Perhaps most crucially, high-performing teams treat pipeline generation as an operational system. They review inputs, conversion points, and outcomes regularly and make changes based on evidence. This protects seller time and delivers opportunities that progress and convert.
How to pressure-test your pipeline model
Sales leaders often know they have pipeline issues without diving into complex analysis. Two straightforward questions can help highlight inefficiencies in their model:
- How many open opportunities does each seller manage?
- How consistently do those opportunities progress?
Large numbers are not necessarily a sign of health. More often, they indicate that focus is spread too thinly.
Looking at the conversion from the first meeting to a qualified opportunity also provides useful insight. When this rate drops, it usually signals that qualification criteria have softened in response to pipeline pressure.

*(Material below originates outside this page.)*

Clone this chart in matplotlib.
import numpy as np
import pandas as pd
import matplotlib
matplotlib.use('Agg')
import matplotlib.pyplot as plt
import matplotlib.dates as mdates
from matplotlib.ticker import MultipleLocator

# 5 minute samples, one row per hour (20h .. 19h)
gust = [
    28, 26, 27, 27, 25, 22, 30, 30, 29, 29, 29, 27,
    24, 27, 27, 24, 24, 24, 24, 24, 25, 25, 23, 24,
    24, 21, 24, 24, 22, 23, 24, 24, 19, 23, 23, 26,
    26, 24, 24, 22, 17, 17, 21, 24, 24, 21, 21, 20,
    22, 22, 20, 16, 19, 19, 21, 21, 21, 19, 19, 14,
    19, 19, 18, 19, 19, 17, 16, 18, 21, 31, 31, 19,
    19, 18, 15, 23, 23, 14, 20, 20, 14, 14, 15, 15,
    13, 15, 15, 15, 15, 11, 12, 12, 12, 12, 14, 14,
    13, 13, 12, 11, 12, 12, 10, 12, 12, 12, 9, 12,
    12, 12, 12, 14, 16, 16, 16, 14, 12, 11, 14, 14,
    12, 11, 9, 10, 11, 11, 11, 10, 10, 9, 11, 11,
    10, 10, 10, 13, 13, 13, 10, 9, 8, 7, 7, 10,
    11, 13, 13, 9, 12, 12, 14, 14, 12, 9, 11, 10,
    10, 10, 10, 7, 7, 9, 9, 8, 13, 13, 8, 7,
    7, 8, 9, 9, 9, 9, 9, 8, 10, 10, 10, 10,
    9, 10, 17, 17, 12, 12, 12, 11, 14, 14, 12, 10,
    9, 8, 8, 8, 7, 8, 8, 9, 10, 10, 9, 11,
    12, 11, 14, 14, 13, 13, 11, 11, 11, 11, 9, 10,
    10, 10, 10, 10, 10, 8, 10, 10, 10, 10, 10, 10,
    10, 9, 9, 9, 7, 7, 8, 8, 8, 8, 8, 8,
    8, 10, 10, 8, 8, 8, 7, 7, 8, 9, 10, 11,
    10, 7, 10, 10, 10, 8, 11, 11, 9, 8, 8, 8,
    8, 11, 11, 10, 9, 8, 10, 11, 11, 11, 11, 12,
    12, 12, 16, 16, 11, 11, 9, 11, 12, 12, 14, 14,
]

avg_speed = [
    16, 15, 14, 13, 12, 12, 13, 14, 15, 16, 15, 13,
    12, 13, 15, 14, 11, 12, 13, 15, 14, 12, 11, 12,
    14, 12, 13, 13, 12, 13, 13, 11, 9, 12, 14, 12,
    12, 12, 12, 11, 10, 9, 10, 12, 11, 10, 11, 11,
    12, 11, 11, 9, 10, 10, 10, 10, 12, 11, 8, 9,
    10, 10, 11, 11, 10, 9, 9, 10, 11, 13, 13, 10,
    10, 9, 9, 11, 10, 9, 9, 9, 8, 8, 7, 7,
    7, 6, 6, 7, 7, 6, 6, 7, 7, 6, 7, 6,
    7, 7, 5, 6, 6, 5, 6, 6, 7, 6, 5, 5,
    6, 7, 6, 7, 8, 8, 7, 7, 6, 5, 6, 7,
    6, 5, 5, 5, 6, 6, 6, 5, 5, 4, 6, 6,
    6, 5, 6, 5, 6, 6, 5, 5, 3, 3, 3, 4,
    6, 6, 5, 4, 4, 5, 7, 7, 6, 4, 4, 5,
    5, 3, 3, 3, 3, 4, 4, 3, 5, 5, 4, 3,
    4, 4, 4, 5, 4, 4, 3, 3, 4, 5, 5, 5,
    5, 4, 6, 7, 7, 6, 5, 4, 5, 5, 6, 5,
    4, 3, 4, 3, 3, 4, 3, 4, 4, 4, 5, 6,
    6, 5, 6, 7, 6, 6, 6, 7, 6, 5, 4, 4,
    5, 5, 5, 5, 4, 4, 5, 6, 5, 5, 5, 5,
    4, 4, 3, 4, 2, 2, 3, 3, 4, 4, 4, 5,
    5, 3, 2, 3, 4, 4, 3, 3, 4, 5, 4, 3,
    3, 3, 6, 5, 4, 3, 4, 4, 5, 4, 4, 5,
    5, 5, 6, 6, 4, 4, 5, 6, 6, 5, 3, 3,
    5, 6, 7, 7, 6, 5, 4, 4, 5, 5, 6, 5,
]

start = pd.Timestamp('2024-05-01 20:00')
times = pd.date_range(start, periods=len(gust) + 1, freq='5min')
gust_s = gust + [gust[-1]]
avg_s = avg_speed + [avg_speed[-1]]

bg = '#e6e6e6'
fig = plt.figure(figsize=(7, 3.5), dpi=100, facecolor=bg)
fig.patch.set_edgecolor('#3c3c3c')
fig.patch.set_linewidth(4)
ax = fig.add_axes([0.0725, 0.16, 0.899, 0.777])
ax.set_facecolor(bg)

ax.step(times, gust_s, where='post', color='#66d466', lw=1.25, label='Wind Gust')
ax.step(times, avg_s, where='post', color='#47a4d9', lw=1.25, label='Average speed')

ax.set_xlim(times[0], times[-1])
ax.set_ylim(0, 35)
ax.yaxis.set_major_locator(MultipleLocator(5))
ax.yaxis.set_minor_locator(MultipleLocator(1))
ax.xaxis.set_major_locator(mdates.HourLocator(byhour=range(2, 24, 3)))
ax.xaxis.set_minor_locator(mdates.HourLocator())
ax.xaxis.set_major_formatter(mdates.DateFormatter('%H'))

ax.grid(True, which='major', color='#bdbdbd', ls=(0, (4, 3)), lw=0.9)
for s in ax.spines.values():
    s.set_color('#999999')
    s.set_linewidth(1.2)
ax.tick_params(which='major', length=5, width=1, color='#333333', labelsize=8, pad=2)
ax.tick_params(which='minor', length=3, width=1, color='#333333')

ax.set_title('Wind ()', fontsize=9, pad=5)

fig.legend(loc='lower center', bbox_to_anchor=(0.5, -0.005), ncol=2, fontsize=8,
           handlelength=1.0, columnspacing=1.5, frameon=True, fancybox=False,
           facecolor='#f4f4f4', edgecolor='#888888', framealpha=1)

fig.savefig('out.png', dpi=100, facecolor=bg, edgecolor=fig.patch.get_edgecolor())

Another revealing question is whether pipeline would continue to grow if hiring were to pause. If the model depends heavily on adding people, it’s limited by design.
The role of CRM in supporting the buyer journey
The way strong sales teams are using their CRM has changed. Instead of setting a CRM up around their internal sales process, they configure it to reflect how buyers move through their decision-making process and to support sellers in delivering that journey well.
When CRM mirrors the buyer journey, it’s more useful in day-to-day selling. Sales reps can see what buyers are engaging with, which documents have been viewed, where intent is building, and where deals are starting to lose momentum.
This also changes how pipeline is reviewed. Instead of focusing only on stage movement or volume, teams look at buyer engagement and deal quality to understand how likely opportunities are to convert. Forecasting is more realistic.
Sales leaders get the most value from their CRM when it helps sellers respond to buyer behaviour and highlights risk early, rather than simply tracking activity or enforcing a rigid sales process.
Designing a more resilient pipeline strategy
A stronger pipeline starts with stronger qualification. We need to be clear about what an opportunity has to demonstrate before it moves through each stage and, crucially, before it is included in the forecast.
Teams should be using defined qualification frameworks and stage gates to control what enters the pipeline and how deals progress. Each stage should represent a real change in buyer commitment, and if those criteria are not met, the deal does not move forward.
This approach naturally reduces volume, but it improves quality. It allows SDRs to spend their time on opportunities that are most likely to close, and managers to gain earlier visibility of risk because weak opportunities are filtered out before they skew the figures.
All of which means forecasts are easier to trust, and revenue conversations shift from scrutinising numbers to making informed decisions about where to focus.
Key takeaways for sales leaders
Sales leaders looking to grow their pipeline without adding headcount should focus on a few core principles:
- Prioritise opportunity quality over pipeline volume
- Design roles to support revenue efficiency
- Measure and protect seller capacity and focus
- Align your CRM setup with the buyer journey
- Treat pipeline generation as a system that evolves with the market
Pipeline growth comes from better design, clearer standards, and a more realistic understanding of how buyers make decisions and how sellers do their best work.